• _INSTRUCTIONS TO FOLLOW_: Will you output all of the data below exactly, omitting the images?

• _DATA LINES_:

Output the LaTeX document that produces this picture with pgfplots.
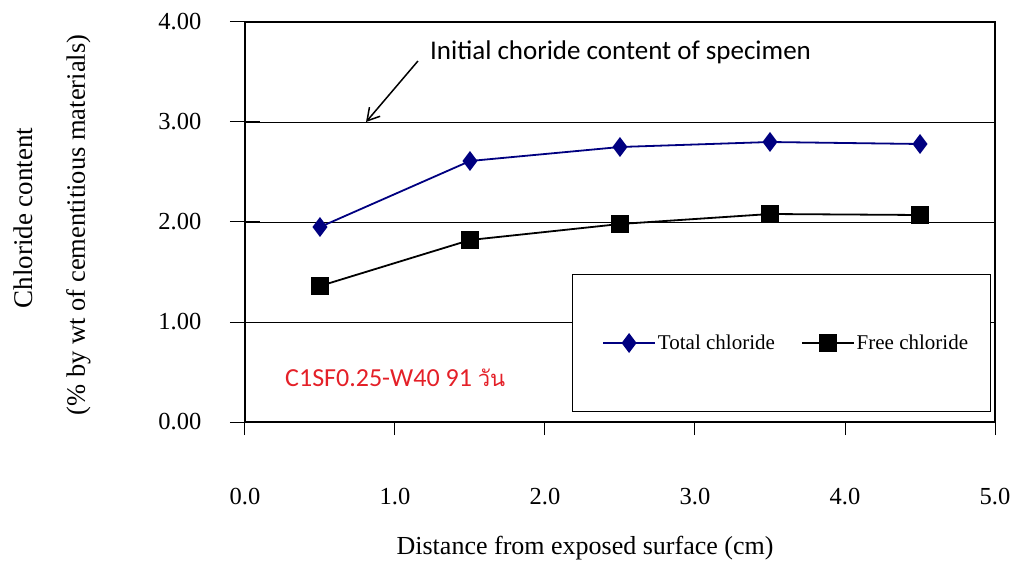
\documentclass[border=0pt]{standalone}
\usepackage{fontspec}
\setmainfont{Liberation Serif}
\newfontfamily\calibri{Carlito}
\newfontfamily\thaifont[Script=Thai]{Loma}
\usepackage{pgfplots}
\pgfplotsset{compat=1.18}
\usetikzlibrary{arrows.meta}
\definecolor{navyc}{RGB}{0,0,128}
\definecolor{redc}{RGB}{228,32,40}
\begin{document}
\begin{tikzpicture}
\begin{axis}[
  scale only axis, width=750pt, height=400pt,
  xmin=0, xmax=5, ymin=0, ymax=4,
  xtick={0,1,2,3,4,5}, ytick={0,1,2,3,4},
  axis line style={line width=1.6pt},
  ymajorgrids, grid style={black, line width=0.8pt},
  tick style={black, line width=1pt},
  tick pos=left,
  ytick align=center, xtick align=outside,
  ytick style={/pgfplots/major tick length=30pt},
  xtick style={/pgfplots/major tick length=13pt},
  /pgf/number format/assume math mode=true,
  yticklabel style={/pgf/number format/fixed, /pgf/number format/fixed zerofill, /pgf/number format/precision=2, font=\fontsize{24.5}{28}\selectfont, xshift=-38pt},
  xticklabel style={/pgf/number format/fixed, /pgf/number format/fixed zerofill, /pgf/number format/precision=1, font=\fontsize{24.5}{28}\selectfont, yshift=-58pt},
  clip=false,
  legend columns=2,
  legend style={draw=none, fill=none, at={(axis cs:2.38,0.79)}, anchor=west,
    font=\fontsize{21}{24}\selectfont, inner sep=0pt,
    /tikz/every even column/.append style={column sep=24pt}},
  legend image code/.code={\draw[mark repeat=2, mark phase=2, #1] plot coordinates {(0pt,0pt) (26pt,0pt) (52pt,0pt)};},
]
\draw[line width=0.8pt, fill=white] (axis cs:2.18,0.11) rectangle (axis cs:4.967,1.48);
\addplot[navyc, line width=1.8pt, mark=diamond*, mark size=8.5pt, mark options={solid, fill=navyc}]
  coordinates {(0.5,1.95) (1.5,2.61) (2.5,2.75) (3.5,2.80) (4.5,2.78)};
\addlegendentry{Total chloride}
\addplot[black, line width=1.8pt, mark=square*, mark size=8pt, mark options={solid, fill=black}]
  coordinates {(0.5,1.36) (1.5,1.82) (2.5,1.98) (3.5,2.08) (4.5,2.07)};
\addlegendentry{Free chloride}
\node[font=\calibri\fontsize{27}{30}\selectfont, anchor=west, inner sep=0pt] at (axis cs:1.233,3.70) {Initial choride content of specimen};
\draw[line width=1.5pt, -{Straight Barb[length=12pt, width=14pt]}] (axis cs:1.153,3.61) -- (axis cs:0.807,3.0);
\node[font=\calibri\fontsize{26}{30}\selectfont, text=redc, anchor=west, inner sep=0pt] at (axis cs:0.267,0.44) {C1SF0.25-W40 91 {\thaifont\fontsize{22}{26}\selectfont วัน}};
\node[rotate=90, font=\fontsize{27}{30}\selectfont] at (axis cs:-1.48,2.04) {Chloride content};
\node[rotate=90, font=\fontsize{26.5}{30}\selectfont] at (axis cs:-1.11,1.97) {(\% by wt of cementitious materials)};
\node[font=\fontsize{26}{30}\selectfont] at (axis cs:2.267,-1.26) {Distance from exposed surface (cm)};
\path (axis cs:-1.6333,-1.41) rectangle (axis cs:5.16,4.22);
\end{axis}
\end{tikzpicture}
\end{document}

• _TASK RESULT_:
Output the LaTeX document that produces this picture with pgfplots.
\documentclass[border=0pt]{standalone}
\usepackage{fontspec}
\setmainfont{Liberation Serif}
\newfontfamily\calibri{Carlito}
\newfontfamily\thaifont[Script=Thai]{Loma}
\usepackage{pgfplots}
\pgfplotsset{compat=1.18}
\usetikzlibrary{arrows.meta}
\definecolor{navyc}{RGB}{0,0,128}
\definecolor{redc}{RGB}{228,32,40}
\begin{document}
\begin{tikzpicture}
\begin{axis}[
  scale only axis, width=750pt, height=400pt,
  xmin=0, xmax=5, ymin=0, ymax=4,
  xtick={0,1,2,3,4,5}, ytick={0,1,2,3,4},
  axis line style={line width=1.6pt},
  ymajorgrids, grid style={black, line width=0.8pt},
  tick style={black, line width=1pt},
  tick pos=left,
  ytick align=center, xtick align=outside,
  ytick style={/pgfplots/major tick length=30pt},
  xtick style={/pgfplots/major tick length=13pt},
  /pgf/number format/assume math mode=true,
  yticklabel style={/pgf/number format/fixed, /pgf/number format/fixed zerofill, /pgf/number format/precision=2, font=\fontsize{24.5}{28}\selectfont, xshift=-38pt},
  xticklabel style={/pgf/number format/fixed, /pgf/number format/fixed zerofill, /pgf/number format/precision=1, font=\fontsize{24.5}{28}\selectfont, yshift=-58pt},
  clip=false,
  legend columns=2,
  legend style={draw=none, fill=none, at={(axis cs:2.38,0.79)}, anchor=west,
    font=\fontsize{21}{24}\selectfont, inner sep=0pt,
    /tikz/every even column/.append style={column sep=24pt}},
  legend image code/.code={\draw[mark repeat=2, mark phase=2, #1] plot coordinates {(0pt,0pt) (26pt,0pt) (52pt,0pt)};},
]
\draw[line width=0.8pt, fill=white] (axis cs:2.18,0.11) rectangle (axis cs:4.967,1.48);
\addplot[navyc, line width=1.8pt, mark=diamond*, mark size=8.5pt, mark options={solid, fill=navyc}]
  coordinates {(0.5,1.95) (1.5,2.61) (2.5,2.75) (3.5,2.80) (4.5,2.78)};
\addlegendentry{Total chloride}
\addplot[black, line width=1.8pt, mark=square*, mark size=8pt, mark options={solid, fill=black}]
  coordinates {(0.5,1.36) (1.5,1.82) (2.5,1.98) (3.5,2.08) (4.5,2.07)};
\addlegendentry{Free chloride}
\node[font=\calibri\fontsize{27}{30}\selectfont, anchor=west, inner sep=0pt] at (axis cs:1.233,3.70) {Initial choride content of specimen};
\draw[line width=1.5pt, -{Straight Barb[length=12pt, width=14pt]}] (axis cs:1.153,3.61) -- (axis cs:0.807,3.0);
\node[font=\calibri\fontsize{26}{30}\selectfont, text=redc, anchor=west, inner sep=0pt] at (axis cs:0.267,0.44) {C1SF0.25-W40 91 {\thaifont\fontsize{22}{26}\selectfont วัน}};
\node[rotate=90, font=\fontsize{27}{30}\selectfont] at (axis cs:-1.48,2.04) {Chloride content};
\node[rotate=90, font=\fontsize{26.5}{30}\selectfont] at (axis cs:-1.11,1.97) {(\% by wt of cementitious materials)};
\node[font=\fontsize{26}{30}\selectfont] at (axis cs:2.267,-1.26) {Distance from exposed surface (cm)};
\path (axis cs:-1.6333,-1.41) rectangle (axis cs:5.16,4.22);
\end{axis}
\end{tikzpicture}
\end{document}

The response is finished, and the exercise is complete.